“Based on input from subscriber focus groups, our priorities were to simplify content discovery and maximize onsite real estate for articles—whatever the size or shape of a reader’s screen,” said Max Gabriel, Chief Technology Officer for Taylor & Francis. “Literatum gives us the control and flexibility to easily tailor the site design and interfaces for our main users: researchers, readers and authors.”
Using Literatum’s Page Builder, a powerful tool for website creation, editing, and optimization, Taylor & Francis can modify the user interface (UI) and user experience (UX) design and deploy the changes across a specific part of one site, or across all 2,400+ of their journals at once. Page Builder’s drag-and-drop widgets are also used to create new landing pages, journal pages, and websites.

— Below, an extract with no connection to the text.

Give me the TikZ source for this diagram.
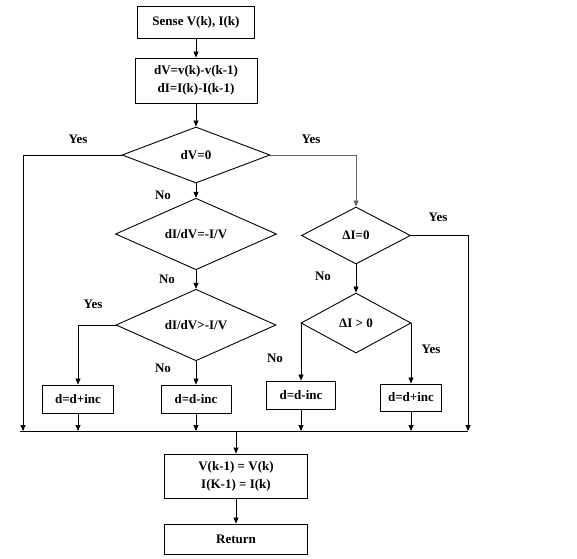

The new site’s architecture and functionality draw from UX 3.0, Atypon’s approach to modern scholarly publication websites that treats readers as individual customers rather than generic institutional users.
Literatum’s Tag Sets have improved content discovery by supporting check-box filters that enable readers to refine increasingly granular search results, and by delivering dynamic content recommendations based on what other readers with similar profiles have read, as well as content that’s similar in topic to the user’s search.
“It’s exciting to see Taylor & Francis apply UX3.0 principles to enhance the digital brands of their journals,” said Georgios Papadopoulos, founder and CEO of Atypon. “Giving readers the content they want and the productive research experiences they’ve asked for will extend site visits and enhance readers’ experiences.”
The new site also leverages Literatum’s precision content targeting, enhanced search, simplified referencing, clutter-free article layouts, easy-to-understand metrics, and tabbed search results.